» **Task goal**: Beginning with the line that contains "Write a Python", retype the entries below exactly, ending with the line that contains "27.6, 27.8, 28.0, 31.4, 33.0, 33.3, 33.35, 33.7, 43.5]". Leave out any pictures.

>> START Input rows

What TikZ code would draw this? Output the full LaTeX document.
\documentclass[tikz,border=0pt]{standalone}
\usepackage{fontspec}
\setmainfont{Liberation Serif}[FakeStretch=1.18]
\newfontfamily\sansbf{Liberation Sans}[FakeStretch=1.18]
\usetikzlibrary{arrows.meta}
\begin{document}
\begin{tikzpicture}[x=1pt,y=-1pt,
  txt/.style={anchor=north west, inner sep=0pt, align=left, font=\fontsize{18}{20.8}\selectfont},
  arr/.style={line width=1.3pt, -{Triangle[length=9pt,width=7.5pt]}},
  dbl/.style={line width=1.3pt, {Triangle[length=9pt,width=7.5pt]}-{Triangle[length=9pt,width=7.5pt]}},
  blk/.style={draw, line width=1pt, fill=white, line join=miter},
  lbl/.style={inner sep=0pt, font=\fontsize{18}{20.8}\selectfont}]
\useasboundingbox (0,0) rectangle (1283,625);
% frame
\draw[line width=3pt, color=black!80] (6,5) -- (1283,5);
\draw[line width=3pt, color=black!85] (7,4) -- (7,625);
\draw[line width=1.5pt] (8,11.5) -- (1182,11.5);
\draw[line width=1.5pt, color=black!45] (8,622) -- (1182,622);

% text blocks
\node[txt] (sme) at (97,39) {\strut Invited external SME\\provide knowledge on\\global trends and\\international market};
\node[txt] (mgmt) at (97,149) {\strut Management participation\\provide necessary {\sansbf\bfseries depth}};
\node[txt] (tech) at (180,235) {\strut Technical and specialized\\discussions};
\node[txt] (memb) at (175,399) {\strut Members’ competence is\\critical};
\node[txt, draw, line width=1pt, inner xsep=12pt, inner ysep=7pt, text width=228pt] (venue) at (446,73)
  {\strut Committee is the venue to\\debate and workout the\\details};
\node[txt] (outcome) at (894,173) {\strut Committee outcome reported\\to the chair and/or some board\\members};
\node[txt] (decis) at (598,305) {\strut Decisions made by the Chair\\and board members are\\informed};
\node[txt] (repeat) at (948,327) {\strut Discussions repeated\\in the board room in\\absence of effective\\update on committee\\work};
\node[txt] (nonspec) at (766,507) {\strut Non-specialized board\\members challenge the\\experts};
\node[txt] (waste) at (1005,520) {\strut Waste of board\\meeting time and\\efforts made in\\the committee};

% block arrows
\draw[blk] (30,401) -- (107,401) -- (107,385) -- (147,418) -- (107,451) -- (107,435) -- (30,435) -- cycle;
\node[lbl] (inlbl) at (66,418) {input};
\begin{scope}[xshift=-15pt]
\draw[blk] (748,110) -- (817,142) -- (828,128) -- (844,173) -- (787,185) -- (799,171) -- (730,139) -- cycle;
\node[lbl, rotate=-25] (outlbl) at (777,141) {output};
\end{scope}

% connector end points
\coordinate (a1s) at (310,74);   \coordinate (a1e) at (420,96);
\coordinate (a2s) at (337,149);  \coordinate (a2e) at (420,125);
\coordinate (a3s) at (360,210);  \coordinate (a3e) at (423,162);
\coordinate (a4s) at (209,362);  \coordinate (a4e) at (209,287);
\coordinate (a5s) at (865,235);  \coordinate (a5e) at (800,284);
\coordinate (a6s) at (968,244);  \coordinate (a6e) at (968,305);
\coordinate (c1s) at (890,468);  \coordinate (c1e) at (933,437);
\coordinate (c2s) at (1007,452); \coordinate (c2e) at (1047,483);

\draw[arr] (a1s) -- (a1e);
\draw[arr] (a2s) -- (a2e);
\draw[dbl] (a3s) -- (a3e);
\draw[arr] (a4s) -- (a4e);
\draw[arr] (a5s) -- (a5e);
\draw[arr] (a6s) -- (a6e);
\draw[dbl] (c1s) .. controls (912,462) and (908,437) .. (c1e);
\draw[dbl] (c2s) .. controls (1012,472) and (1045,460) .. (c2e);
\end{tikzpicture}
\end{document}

>> END Input rows
>> START Input rows

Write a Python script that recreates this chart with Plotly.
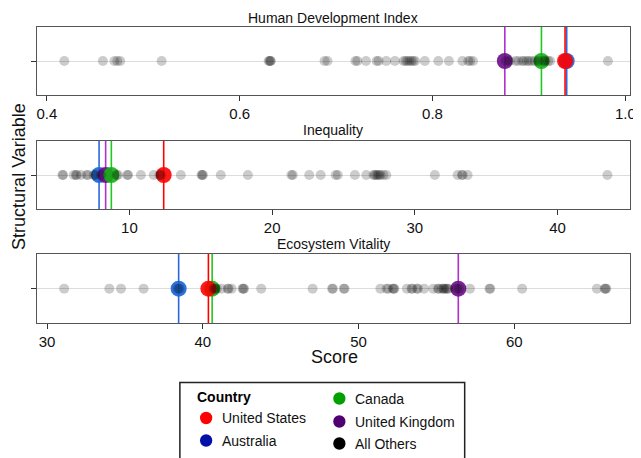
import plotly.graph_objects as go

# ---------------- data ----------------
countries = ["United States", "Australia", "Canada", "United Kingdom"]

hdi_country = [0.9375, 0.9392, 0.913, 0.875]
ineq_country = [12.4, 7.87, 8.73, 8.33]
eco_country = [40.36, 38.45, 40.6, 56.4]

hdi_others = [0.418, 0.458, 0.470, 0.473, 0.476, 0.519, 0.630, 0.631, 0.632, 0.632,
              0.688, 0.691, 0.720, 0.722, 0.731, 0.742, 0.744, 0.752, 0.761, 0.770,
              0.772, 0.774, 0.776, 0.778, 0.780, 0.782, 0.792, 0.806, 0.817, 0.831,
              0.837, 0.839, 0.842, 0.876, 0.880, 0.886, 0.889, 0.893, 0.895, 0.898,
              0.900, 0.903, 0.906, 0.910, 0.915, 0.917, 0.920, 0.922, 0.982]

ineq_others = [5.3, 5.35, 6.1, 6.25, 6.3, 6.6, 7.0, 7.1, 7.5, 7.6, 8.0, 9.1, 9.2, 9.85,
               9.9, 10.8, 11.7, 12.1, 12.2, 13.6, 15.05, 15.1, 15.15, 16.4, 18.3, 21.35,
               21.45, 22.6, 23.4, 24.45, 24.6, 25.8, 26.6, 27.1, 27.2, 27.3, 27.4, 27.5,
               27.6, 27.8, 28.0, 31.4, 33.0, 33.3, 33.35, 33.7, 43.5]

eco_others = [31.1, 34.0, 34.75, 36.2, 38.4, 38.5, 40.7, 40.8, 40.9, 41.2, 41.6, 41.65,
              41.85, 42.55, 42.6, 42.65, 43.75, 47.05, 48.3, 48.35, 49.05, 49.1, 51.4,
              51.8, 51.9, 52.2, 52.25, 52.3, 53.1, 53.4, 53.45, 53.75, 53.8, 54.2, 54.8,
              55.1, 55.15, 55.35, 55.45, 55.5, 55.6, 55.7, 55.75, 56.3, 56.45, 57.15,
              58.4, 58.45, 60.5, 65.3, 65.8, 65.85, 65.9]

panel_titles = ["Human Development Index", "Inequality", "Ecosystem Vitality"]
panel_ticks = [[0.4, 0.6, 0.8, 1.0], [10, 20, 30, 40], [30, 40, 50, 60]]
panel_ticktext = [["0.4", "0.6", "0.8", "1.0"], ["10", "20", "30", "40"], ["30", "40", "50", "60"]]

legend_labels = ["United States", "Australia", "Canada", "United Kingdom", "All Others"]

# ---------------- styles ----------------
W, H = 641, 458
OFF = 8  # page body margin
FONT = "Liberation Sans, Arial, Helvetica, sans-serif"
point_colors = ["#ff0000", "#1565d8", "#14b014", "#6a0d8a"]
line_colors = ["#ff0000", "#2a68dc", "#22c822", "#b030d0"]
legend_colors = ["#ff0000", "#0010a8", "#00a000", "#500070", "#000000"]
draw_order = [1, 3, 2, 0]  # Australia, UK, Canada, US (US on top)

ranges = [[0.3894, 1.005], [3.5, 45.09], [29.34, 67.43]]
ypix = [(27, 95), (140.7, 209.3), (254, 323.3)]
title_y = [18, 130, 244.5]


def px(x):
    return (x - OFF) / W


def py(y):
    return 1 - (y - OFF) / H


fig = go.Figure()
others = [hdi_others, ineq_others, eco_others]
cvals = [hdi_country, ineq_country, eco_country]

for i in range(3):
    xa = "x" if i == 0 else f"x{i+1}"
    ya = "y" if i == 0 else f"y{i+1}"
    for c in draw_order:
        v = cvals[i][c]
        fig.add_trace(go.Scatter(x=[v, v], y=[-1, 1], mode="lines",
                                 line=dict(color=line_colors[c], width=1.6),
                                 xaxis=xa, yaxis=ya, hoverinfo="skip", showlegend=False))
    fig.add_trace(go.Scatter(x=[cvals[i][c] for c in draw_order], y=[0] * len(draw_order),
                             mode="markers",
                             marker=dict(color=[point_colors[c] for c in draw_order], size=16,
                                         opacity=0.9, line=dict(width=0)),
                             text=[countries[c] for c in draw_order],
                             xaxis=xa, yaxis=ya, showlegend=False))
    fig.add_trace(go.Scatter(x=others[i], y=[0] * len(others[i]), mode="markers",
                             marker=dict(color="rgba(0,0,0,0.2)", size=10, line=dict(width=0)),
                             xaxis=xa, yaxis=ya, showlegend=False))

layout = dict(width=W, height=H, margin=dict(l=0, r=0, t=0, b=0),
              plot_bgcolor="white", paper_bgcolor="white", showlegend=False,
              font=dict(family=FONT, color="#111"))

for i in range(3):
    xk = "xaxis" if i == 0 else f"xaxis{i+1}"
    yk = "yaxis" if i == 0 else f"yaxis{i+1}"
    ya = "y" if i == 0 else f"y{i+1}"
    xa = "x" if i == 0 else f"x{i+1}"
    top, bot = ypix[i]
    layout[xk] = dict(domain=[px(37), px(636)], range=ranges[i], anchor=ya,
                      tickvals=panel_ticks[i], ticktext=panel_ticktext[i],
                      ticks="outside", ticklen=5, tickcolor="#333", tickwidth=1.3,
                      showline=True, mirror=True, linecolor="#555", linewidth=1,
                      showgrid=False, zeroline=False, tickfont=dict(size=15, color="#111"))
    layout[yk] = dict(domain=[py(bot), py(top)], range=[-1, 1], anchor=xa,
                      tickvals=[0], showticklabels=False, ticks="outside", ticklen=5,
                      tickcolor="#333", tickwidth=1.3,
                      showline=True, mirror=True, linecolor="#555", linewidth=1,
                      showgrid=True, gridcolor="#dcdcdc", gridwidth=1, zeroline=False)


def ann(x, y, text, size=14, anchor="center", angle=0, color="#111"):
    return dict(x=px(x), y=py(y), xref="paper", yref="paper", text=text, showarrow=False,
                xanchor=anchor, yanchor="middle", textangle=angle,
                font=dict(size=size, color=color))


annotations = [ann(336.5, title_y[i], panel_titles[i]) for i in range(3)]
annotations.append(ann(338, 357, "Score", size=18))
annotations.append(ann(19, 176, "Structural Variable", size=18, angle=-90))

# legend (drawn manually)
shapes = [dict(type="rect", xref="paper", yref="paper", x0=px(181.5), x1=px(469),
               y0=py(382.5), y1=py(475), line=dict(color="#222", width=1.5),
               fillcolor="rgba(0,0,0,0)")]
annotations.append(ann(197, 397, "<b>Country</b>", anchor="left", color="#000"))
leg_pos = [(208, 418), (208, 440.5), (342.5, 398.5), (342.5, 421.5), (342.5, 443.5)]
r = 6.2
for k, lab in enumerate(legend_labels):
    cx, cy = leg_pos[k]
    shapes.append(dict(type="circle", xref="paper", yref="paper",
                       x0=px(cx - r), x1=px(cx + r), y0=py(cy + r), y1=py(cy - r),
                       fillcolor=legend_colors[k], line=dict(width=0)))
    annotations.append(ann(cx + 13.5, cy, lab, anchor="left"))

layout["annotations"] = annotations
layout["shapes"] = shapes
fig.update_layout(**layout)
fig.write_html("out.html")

>> END Input rows
>> START Input rows

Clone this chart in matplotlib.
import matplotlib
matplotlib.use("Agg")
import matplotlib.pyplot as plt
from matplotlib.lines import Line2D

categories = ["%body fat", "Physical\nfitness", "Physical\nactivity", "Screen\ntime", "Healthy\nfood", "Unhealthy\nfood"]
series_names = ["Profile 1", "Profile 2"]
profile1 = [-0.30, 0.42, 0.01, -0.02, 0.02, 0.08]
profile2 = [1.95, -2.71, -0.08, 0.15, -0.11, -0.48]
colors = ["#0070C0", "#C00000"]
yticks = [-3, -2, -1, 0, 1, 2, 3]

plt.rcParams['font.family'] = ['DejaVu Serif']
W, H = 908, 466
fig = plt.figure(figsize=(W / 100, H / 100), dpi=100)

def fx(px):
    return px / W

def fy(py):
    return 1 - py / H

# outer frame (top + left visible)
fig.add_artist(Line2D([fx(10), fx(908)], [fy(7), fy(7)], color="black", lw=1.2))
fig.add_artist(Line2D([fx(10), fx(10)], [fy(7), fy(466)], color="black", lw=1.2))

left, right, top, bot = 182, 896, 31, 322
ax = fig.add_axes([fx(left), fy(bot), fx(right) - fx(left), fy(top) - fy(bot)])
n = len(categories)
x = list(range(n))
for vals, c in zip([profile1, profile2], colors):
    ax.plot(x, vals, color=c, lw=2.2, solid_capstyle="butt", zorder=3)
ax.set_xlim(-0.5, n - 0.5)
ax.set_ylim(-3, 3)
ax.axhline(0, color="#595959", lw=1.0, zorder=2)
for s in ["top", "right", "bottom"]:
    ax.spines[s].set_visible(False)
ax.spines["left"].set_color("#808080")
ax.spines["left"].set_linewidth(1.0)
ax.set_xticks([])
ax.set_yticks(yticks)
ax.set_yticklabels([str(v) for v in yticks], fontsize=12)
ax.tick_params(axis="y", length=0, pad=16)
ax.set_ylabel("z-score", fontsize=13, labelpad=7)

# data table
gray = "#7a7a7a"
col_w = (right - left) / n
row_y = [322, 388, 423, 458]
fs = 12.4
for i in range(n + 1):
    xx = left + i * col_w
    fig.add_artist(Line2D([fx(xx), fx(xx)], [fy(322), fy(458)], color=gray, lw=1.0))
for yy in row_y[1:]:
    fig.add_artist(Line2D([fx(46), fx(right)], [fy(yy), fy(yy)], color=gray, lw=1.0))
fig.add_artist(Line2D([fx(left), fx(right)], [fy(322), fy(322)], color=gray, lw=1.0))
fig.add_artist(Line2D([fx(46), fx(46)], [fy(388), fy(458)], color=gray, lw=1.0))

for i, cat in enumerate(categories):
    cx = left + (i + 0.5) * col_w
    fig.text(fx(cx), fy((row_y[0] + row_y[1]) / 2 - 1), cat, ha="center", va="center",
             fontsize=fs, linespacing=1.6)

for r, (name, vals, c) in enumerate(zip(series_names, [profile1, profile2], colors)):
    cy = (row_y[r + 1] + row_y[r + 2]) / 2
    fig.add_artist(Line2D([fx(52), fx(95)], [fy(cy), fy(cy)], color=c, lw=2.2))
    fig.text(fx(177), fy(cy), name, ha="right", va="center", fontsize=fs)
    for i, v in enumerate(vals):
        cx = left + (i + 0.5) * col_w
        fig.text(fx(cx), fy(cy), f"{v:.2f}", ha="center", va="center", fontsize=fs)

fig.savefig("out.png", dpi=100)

>> END Input rows

» **Output for this exercise**:
Write a Python script that recreates this chart with Plotly.
import plotly.graph_objects as go

# ---------------- data ----------------
countries = ["United States", "Australia", "Canada", "United Kingdom"]

hdi_country = [0.9375, 0.9392, 0.913, 0.875]
ineq_country = [12.4, 7.87, 8.73, 8.33]
eco_country = [40.36, 38.45, 40.6, 56.4]

hdi_others = [0.418, 0.458, 0.470, 0.473, 0.476, 0.519, 0.630, 0.631, 0.632, 0.632,
              0.688, 0.691, 0.720, 0.722, 0.731, 0.742, 0.744, 0.752, 0.761, 0.770,
              0.772, 0.774, 0.776, 0.778, 0.780, 0.782, 0.792, 0.806, 0.817, 0.831,
              0.837, 0.839, 0.842, 0.876, 0.880, 0.886, 0.889, 0.893, 0.895, 0.898,
              0.900, 0.903, 0.906, 0.910, 0.915, 0.917, 0.920, 0.922, 0.982]

ineq_others = [5.3, 5.35, 6.1, 6.25, 6.3, 6.6, 7.0, 7.1, 7.5, 7.6, 8.0, 9.1, 9.2, 9.85,
               9.9, 10.8, 11.7, 12.1, 12.2, 13.6, 15.05, 15.1, 15.15, 16.4, 18.3, 21.35,
               21.45, 22.6, 23.4, 24.45, 24.6, 25.8, 26.6, 27.1, 27.2, 27.3, 27.4, 27.5,
               27.6, 27.8, 28.0, 31.4, 33.0, 33.3, 33.35, 33.7, 43.5]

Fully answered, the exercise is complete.